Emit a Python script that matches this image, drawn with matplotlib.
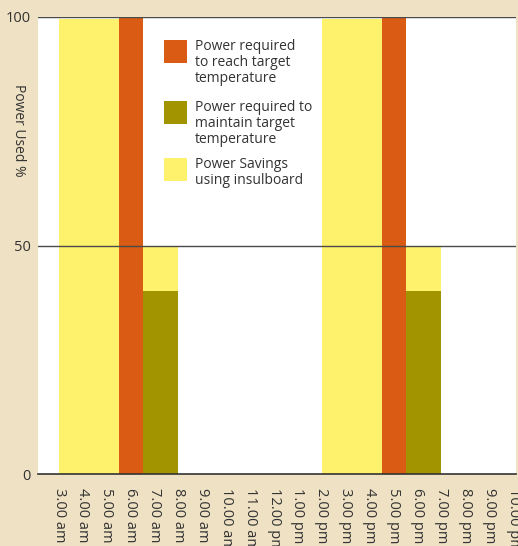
import numpy as np
import matplotlib
matplotlib.use("Agg")
import matplotlib.pyplot as plt
import matplotlib.patches as patches

######################################################################
# Datos
######################################################################

slot_labels = ["3.00 am", "4.00 am", "5.00 am", "6.00 am", "7.00 am", "8.00 am",
               "9.00 am", "10.00 am", "11.00 am", "12.00 pm", "1.00 pm", "2.00 pm",
               "3.00 pm", "4.00 pm", "5.00 pm", "6.00 pm", "7.00 pm", "8.00 pm",
               "9.00 pm", "10.00 pm"]

# savings blocks (before heating starts)
savings_start = [0.0, 11.0]
savings_end = [2.5, 13.5]
savings_value = [99.5, 99.5]

# heat up to target
reach_start = [2.5, 13.5]
reach_end = [3.5, 14.5]
reach_value = [100, 100]

# keep target temperature
maintain_start = [3.5, 14.5]
maintain_end = [5.0, 16.0]
maintain_value = [40, 40]
maintain_savings_top = [50, 50]

legend_labels = ["Power required\nto reach target\ntemperature",
                 "Power required to\nmaintain target\ntemperature",
                 "Power Savings\nusing insulboard"]

c_bg = "#EFE1C3"
c_yellow = "#FEF16B"
c_orange = "#D95B14"
c_olive = "#A29300"
c_text = "#333333"

plt.rcParams['font.family'] = ['Open Sans', 'DejaVu Sans']

W, H = 518, 546
fig = plt.figure(figsize=(W / 100, H / 100), dpi=100, facecolor=c_bg)

def px(x, y):
    # pixel -> figure fraction
    return x / W, 1 - y / H

ax_l, ax_r, ax_t, ax_b = 38, 516, 17, 474
ax = fig.add_axes([ax_l / W, 1 - ax_b / H, (ax_r - ax_l) / W, (ax_b - ax_t) / H])
ax.set_facecolor("white")

######################################################################
# Barras
######################################################################

s0 = np.array(savings_start)
ax.bar(s0, savings_value, width=np.array(savings_end) - s0, align='edge',
       color=c_yellow, linewidth=0, zorder=1)

r0 = np.array(reach_start)
ax.bar(r0, reach_value, width=np.array(reach_end) - r0, align='edge',
       color=c_orange, linewidth=0, zorder=1)

m0 = np.array(maintain_start)
mw = np.array(maintain_end) - m0
ax.bar(m0, maintain_savings_top, width=mw, align='edge',
       color=c_yellow, linewidth=0, zorder=1)
ax.bar(m0, maintain_value, width=mw, align='edge',
       color=c_olive, linewidth=0, zorder=2)

# lineas horizontales
for yv in [50, 100]:
    ax.axhline(yv, color="#4a4a4a", linewidth=1.0, zorder=3)

step = 23.9
ax.set_xlim((ax_l - 59) / step, (ax_r - 59) / step)
ax.set_ylim(0, 100)

ax.set_xticks(np.arange(len(slot_labels)))
ax.set_xticklabels(slot_labels, rotation=270, ha='center', va='top',
                   fontsize=10.5, color=c_text)
ax.set_yticks([0, 50, 100])
ax.set_yticklabels(["0", "50", "100"], fontsize=10.5, color=c_text)
ax.tick_params(axis='x', length=0, pad=10)
ax.tick_params(axis='y', length=0, pad=5)

for s in ["left", "right", "top"]:
    ax.spines[s].set_visible(False)
ax.spines["bottom"].set_color("#333333")
ax.spines["bottom"].set_linewidth(1.2)
ax.spines["bottom"].set_zorder(4)

fig.text(*px(18, 130), "Power Used %", rotation=270, ha='center', va='center',
         fontsize=10, color=c_text)

######################################################################
# Leyenda
######################################################################

leg_colors = [c_orange, c_olive, c_yellow]
leg_tops = [40, 101, 158]
for col, top, lab in zip(leg_colors, leg_tops, legend_labels):
    x0, y0 = px(164, top + 23)
    fig.patches.append(patches.Rectangle((x0, y0), 23 / W, 23 / H,
                                         transform=fig.transFigure,
                                         facecolor=col, edgecolor='none',
                                         zorder=5))
    fig.text(*px(195, top - 1), lab, ha='left', va='top', fontsize=10,
             color=c_text, linespacing=1.08, zorder=5)

fig.savefig("out.png", dpi=100, facecolor=c_bg)
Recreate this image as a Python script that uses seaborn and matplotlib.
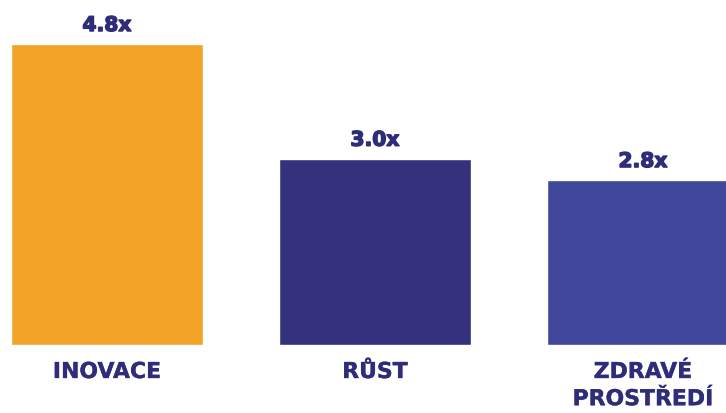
import matplotlib
matplotlib.use("Agg")
import matplotlib.pyplot as plt
import matplotlib.patheffects as pe
import seaborn as sns
import pandas as pd

categories = ["INOVACE", "RŮST", "ZDRAVÉ\nPROSTŘEDÍ"]
bar_heights = [4.8, 2.97, 2.63]
value_labels = ["4.8x", "3.0x", "2.8x"]
colors = ["#F3A428", "#34317D", "#40489C"]
text_color = "#2F2D79"

sns.set_theme(style="white")
plt.rcParams["font.family"] = ["DejaVu Sans"]

df = pd.DataFrame({"cat": categories, "val": bar_heights})

fig = plt.figure(figsize=(7.26, 4.14), dpi=100)
ax = fig.add_axes([0, 68 / 414, 1, 346 / 414])
sns.barplot(data=df, x="cat", y="val", hue="cat", palette=colors,
            legend=False, width=0.716, saturation=1, ax=ax)

ax.set_xlim(-107 / 268, (726 - 107) / 268)
ax.set_ylim(0, 346 / 62.7)
ax.axis("off")

heavy_val = [pe.withStroke(linewidth=1.0, foreground=text_color)]
heavy_cat = [pe.withStroke(linewidth=0.25, foreground=text_color)]

for i, (h, lab) in enumerate(zip(bar_heights, value_labels)):
    ax.annotate(lab, xy=(i, h), xytext=(0, 13 * 0.72), textcoords="offset points",
                ha="center", va="baseline", fontsize=14.6, fontweight="bold",
                color=text_color, path_effects=heavy_val)
    ax.annotate(categories[i], xy=(i, 0), xytext=(0, -17 * 0.72), textcoords="offset points",
                ha="center", va="top", fontsize=15.8, fontweight="bold",
                color=text_color, linespacing=1.45, annotation_clip=False,
                path_effects=heavy_cat)

fig.savefig("out.png", dpi=100)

◆ ◆ ◆ ◆ ◆

> [STATED PROBLEM]:
Write out the lines from the start of the material to the line with "import matplotlib.patches as patches", inclusive and exactly. Skip the pictures.

> [ANSWER FOR THIS EXERCISE]:
Emit a Python script that matches this image, drawn with matplotlib.
import numpy as np
import matplotlib
matplotlib.use("Agg")
import matplotlib.pyplot as plt
import matplotlib.patches as patches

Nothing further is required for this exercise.